The proposal provides the high rise council flat with 4 kitchen models of varying scales – the private micro-kitchen, garden oven kitchen, communal doma situated in the existing core, and seasonal rooftop kitchen - the combination of which subverts the current existing kitchen typology. The individual kitchens are connected by a unit that can be wheeled throughout and brought to each space, allowing connections and movement of people and food.

landscape isometric drawing
communal kitchen isometric
roof isometric

historical precedent studies

The assumed capabilities and realms of women are reflected in historical architectural precedents which show the scale and position of the kitchen within the home fluctuating as gender roles, labour and efficiency are redistributed and reimagined.

The violence within the acts of the 'crimes of passion' can be transferred to the inherent violence, or failures, of the architecture of the kitchen, from the focus on the individual family unit, to the confining of the housewife to one space through efficiency and labour-saving devices, as shown in these precedent studies.

They study the historical architectural precedents that preceded, and then informed, the council flat kitchen typology, highlighting the successes and failures of each precedent. Chronologically, these span from the times of the crimes of passion with precedents such as Catharine Beecher's 'American Woman's Home' and the 'Frankfurt Kitchen' , to current day with the IKEA modular kitchen.

historical kitchen precedent studies

detail plans

Through an activation of the research material and historical precedent studies, community kitchens become an integral part of this reimagining of domestic space, enabling spaces of care, and displacing the existing private kitchen.

This is shown in the plans for the 1 bed, 2 bed, and 3 bed apartments, as well as the communal doma kitchen situated outside the central core of each block.

plan01
plan02
plan03
plan04

woodwork / craft

The crimes of passion of the 19th century, in which a husband could legally kill his wife’s seducer, are an act of precedent that reflects society’s idealised version of womanhood and commonly featured the classically gendered spaces of the kitchen and dining room. 

These spaces typically feature crafted objects and materials - from table cloths, to wood worked bowls and tables, the history of which exposes the gendered crafting and assumed abilities and realms of women.

These bowls were produced as a way to visualise the crimes of passion, with increasing numbers of dips and the addition of hand carvings to signify and make visible the layers of crimes that constitute unwritten precedent as a form of law. Made from a reappropriated used solid American oak kitchen counter, the choice of materiality is enveloped by its past, present and future uses, the method of making and their status within the home.

Whilst it is classically viewed as male dominated, women were a large part of the wood-turning craft. This was however due to it being seen as more of a decorative rather than structural component. The choice to create objects using the male-dominated wood workshop, and the craft of wood turning, was influenced by this gendered history of the craft in western society.

table
bowl components
bowl cup
bowl
bowl carving
object interventions

kitchen counter table

Viewing these objects as interventions that blur the boundaries between the kitchen and the dining room, led to a proposal that continues to blur these boundaries.

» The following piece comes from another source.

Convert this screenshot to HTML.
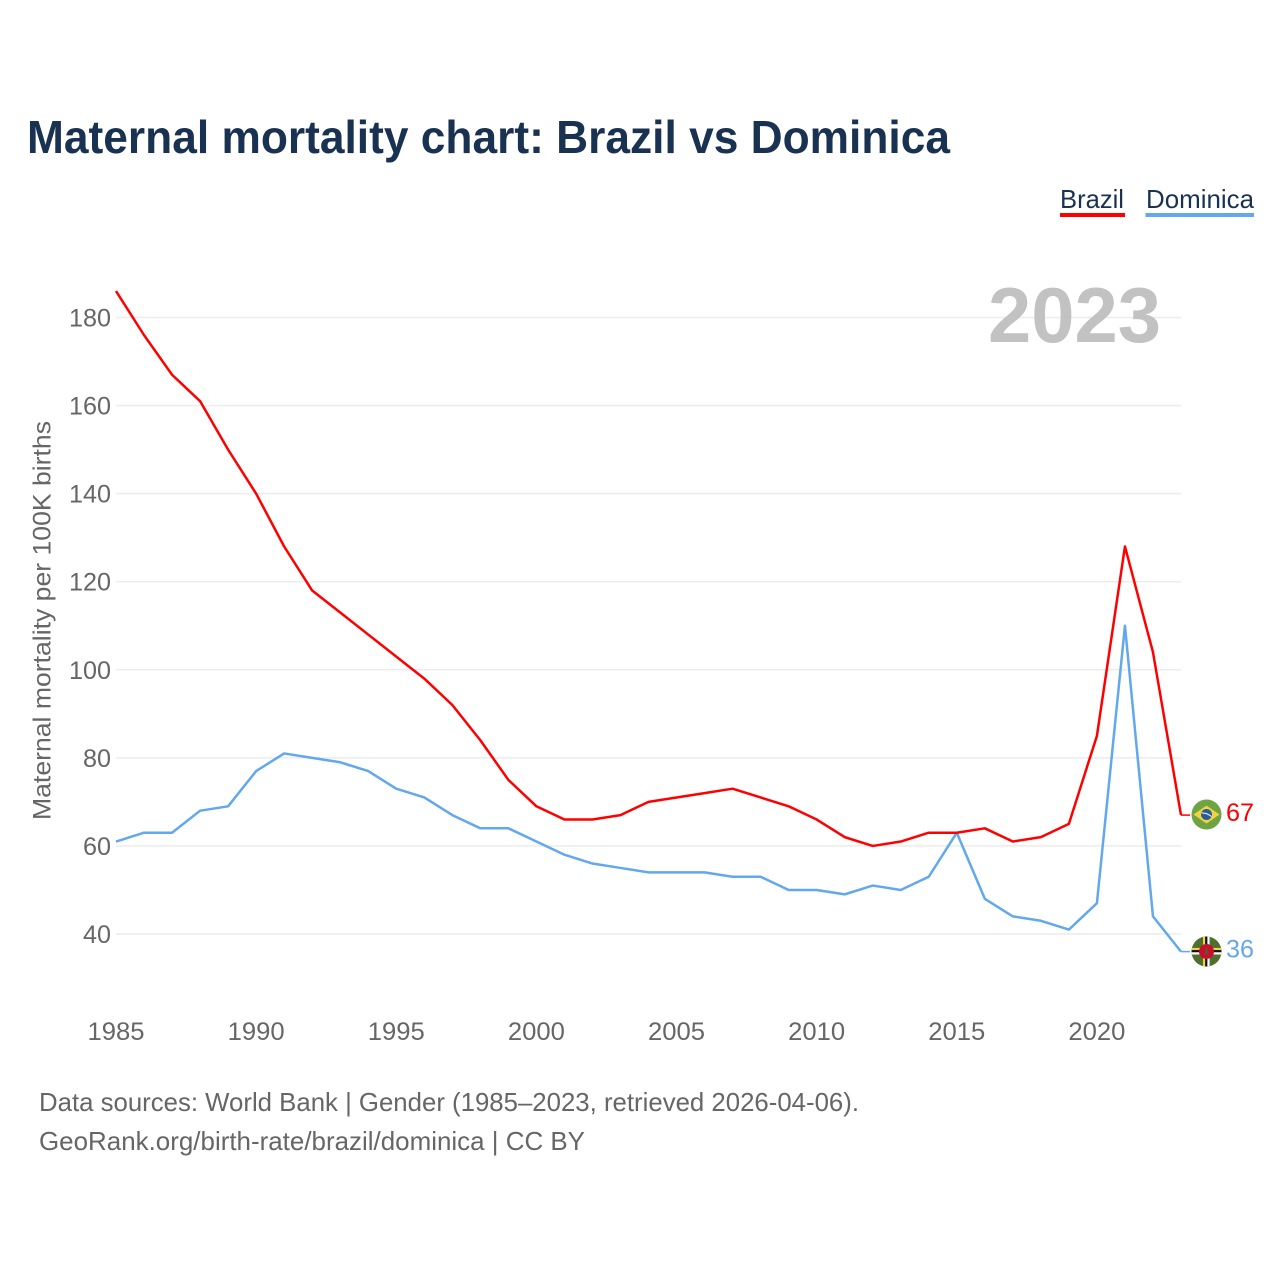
<!DOCTYPE html>
<html lang="en">
<head>
<meta charset="utf-8">
<title>Maternal mortality chart: Brazil vs Dominica</title>
<style>
html,body{margin:0;padding:0;background:#fff;width:1280px;height:1280px;overflow:hidden}
svg{display:block;font-family:"Liberation Sans",sans-serif}
</style>
</head>
<body>
<svg id="chart" width="1280" height="1280" viewBox="0 0 1280 1280" xmlns="http://www.w3.org/2000/svg">
  <defs>
    <clipPath id="flag-clip-br"><circle cx="1206.5" cy="814.5" r="15"></circle></clipPath>
    <clipPath id="flag-clip-dm"><circle cx="1206.5" cy="951.5" r="15"></circle></clipPath>
  </defs>
  <rect width="1280" height="1280" fill="#fff"></rect>
  <text x="27" y="153" font-size="46" font-weight="700" fill="#1a3251" textLength="923" lengthAdjust="spacingAndGlyphs">Maternal mortality chart: Brazil vs Dominica</text>

  <g>
    <g>
      <text x="1060" y="208" font-size="26" fill="#1a3251" textLength="64" lengthAdjust="spacingAndGlyphs">Brazil</text>
      <rect x="1060" y="213" width="65" height="4" fill="#ff0000"></rect>
    </g>
    <g>
      <text x="1146" y="208" font-size="26" fill="#1a3251" textLength="108" lengthAdjust="spacingAndGlyphs">Dominica</text>
      <rect x="1145.500" y="213" width="108.500" height="4" fill="#62a8ec"></rect>
    </g>
  </g>

  <g id="grid"></g>
  <g id="y-axis"></g>
  <g id="x-axis"></g>

  <text transform="translate(50.500,820) rotate(-90)" font-size="25" fill="#666" textLength="399" lengthAdjust="spacingAndGlyphs">Maternal mortality per 100K births</text>

  <text x="988" y="342" font-size="78" font-weight="700" fill="#c2c2c2" textLength="173" lengthAdjust="spacingAndGlyphs">2023</text>

  <g id="series"></g>

  <g clip-path="url(#flag-clip-br)">
    <rect x="1191" y="799" width="31" height="31" fill="#6fa344"></rect>
    <polygon points="1193.500,814.500 1206.500,805.500 1219.500,814.500 1206.500,823.500" fill="#f0d33f"></polygon>
    <circle cx="1206.500" cy="814.500" r="5.500" fill="#2a5b9c"></circle>
    <path d="M1201.500 813 Q1206.500 812.500 1211.500 816.500" stroke="#fff" stroke-width="1" fill="none"></path>
  </g>
  <g clip-path="url(#flag-clip-dm)">
    <rect x="1191" y="936" width="31" height="31" fill="#4f6f2e"></rect>
    <rect x="1203" y="936" width="2.200" height="31" fill="#f0d33f"></rect>
    <rect x="1205.200" y="936" width="2.200" height="31" fill="#111"></rect>
    <rect x="1207.400" y="936" width="2.200" height="31" fill="#fff"></rect>
    <rect x="1191" y="947.900" width="31" height="2.200" fill="#f0d33f"></rect>
    <rect x="1191" y="950.100" width="31" height="2.200" fill="#111"></rect>
    <rect x="1191" y="952.300" width="31" height="2.200" fill="#fff"></rect>
    <circle cx="1206.500" cy="951.500" r="7.500" fill="#c8102e"></circle>
    <rect x="1205.500" y="948" width="2" height="7" fill="#3f6a2a"></rect>
  </g>

  <g id="end-labels"></g>

  <text x="39" y="1111" font-size="26" fill="#666" textLength="820" lengthAdjust="spacingAndGlyphs">Data sources: World Bank | Gender (1985–2023, retrieved 2026-04-06).</text>
  <text x="39" y="1150" font-size="26" fill="#666" textLength="546" lengthAdjust="spacingAndGlyphs">GeoRank.org/birth-rate/brazil/dominica | CC BY</text>
</svg>
<script>
var years = [1985,1986,1987,1988,1989,1990,1991,1992,1993,1994,1995,1996,1997,1998,1999,2000,2001,2002,2003,2004,2005,2006,2007,2008,2009,2010,2011,2012,2013,2014,2015,2016,2017,2018,2019,2020,2021,2022,2023];
var brazilValues = [186,176,167,161,150,140,128,118,113,108,103,98,92,84,75,69,66,66,67,70,71,72,73,71,69,66,62,60,61,63,63,64,61,62,65,85,128,104,67];
var dominicaValues = [61,63,63,68,69,77,81,80,79,77,73,71,67,64,64,61,58,56,55,54,54,54,53,53,50,50,49,51,50,53,63,48,44,43,41,47,110,44,36];
var yTicks = [40,60,80,100,120,140,160,180];
var xTicks = [1985,1990,1995,2000,2005,2010,2015,2020];

var NS = 'http://www.w3.org/2000/svg';
function xScale(year){ return 116 + (year - 1985) * (1181 - 116) / 38; }
function yScale(value){ return 934 - (value - 40) * (934 - 317.5) / 140; }
function make(tag, parent, attrs, text){
  var el = document.createElementNS(NS, tag);
  for (var k in attrs) { el.setAttribute(k, attrs[k]); }
  if (text !== undefined) { el.textContent = text; }
  parent.appendChild(el);
  return el;
}

var grid = document.getElementById('grid');
var yAxis = document.getElementById('y-axis');
var xAxis = document.getElementById('x-axis');
var seriesGroup = document.getElementById('series');
var endLabels = document.getElementById('end-labels');

yTicks.forEach(function(t){
  var line = make('line', grid, {x1:116, x2:1181, y1:yScale(t), y2:yScale(t), stroke:'#ececec', 'stroke-width':1.5});
  
  
  var label = make('text', yAxis, {x:69, y:yScale(t)+9, 'font-size':25, fill:'#666', textLength:String(t).length === 3 ? 42 : 28, lengthAdjust:'spacingAndGlyphs'}, String(t));
  if (String(t).length < 3) { label.setAttribute('x', 83); }
  
  
});

xTicks.forEach(function(t){
  var label = make('text', xAxis, {x:xScale(t)-28.5, y:1040, 'font-size':25, fill:'#666', textLength:57, lengthAdjust:'spacingAndGlyphs'}, String(t));
  
  
});

function drawSeries(values, color, labelY){
  var pts = values.map(function(v, i){ return xScale(years[i]).toFixed(2) + ',' + yScale(v).toFixed(2); }).join(' ');
  var poly = make('polyline', seriesGroup, {points:pts, fill:'none', stroke:color, 'stroke-width':2.5, 'stroke-linejoin':'round'});
  
  
  var last = values[values.length - 1];
  var lastX = xScale(years[years.length - 1]);
  var leader = make('line', seriesGroup, {x1:lastX, x2:lastX + 9, y1:yScale(last), y2:yScale(last), stroke:color, 'stroke-width':1.5});
  
  
  var label = make('text', endLabels, {x:1226, y:yScale(last) + 6 + labelY, 'font-size':25, fill:color, textLength:28, lengthAdjust:'spacingAndGlyphs'}, String(last));
  
  
}
drawSeries(dominicaValues, '#62a8ec', 0);
drawSeries(brazilValues, '#ff0000', 0);
</script>
</body>
</html>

The design of a modular kitchen counter unit that can be reassembled into a low table, allows the kitchen to be taken out of the private realm and into the public, combining 1:1 studies and the woodwork craft to create an object for collective cooking and the sharing of knowledge, stories, and food.

The design is born from the studies and research of the role, design and political impact of the kitchen throughout history, as well as past and current collective and shared modes of domestic spaces.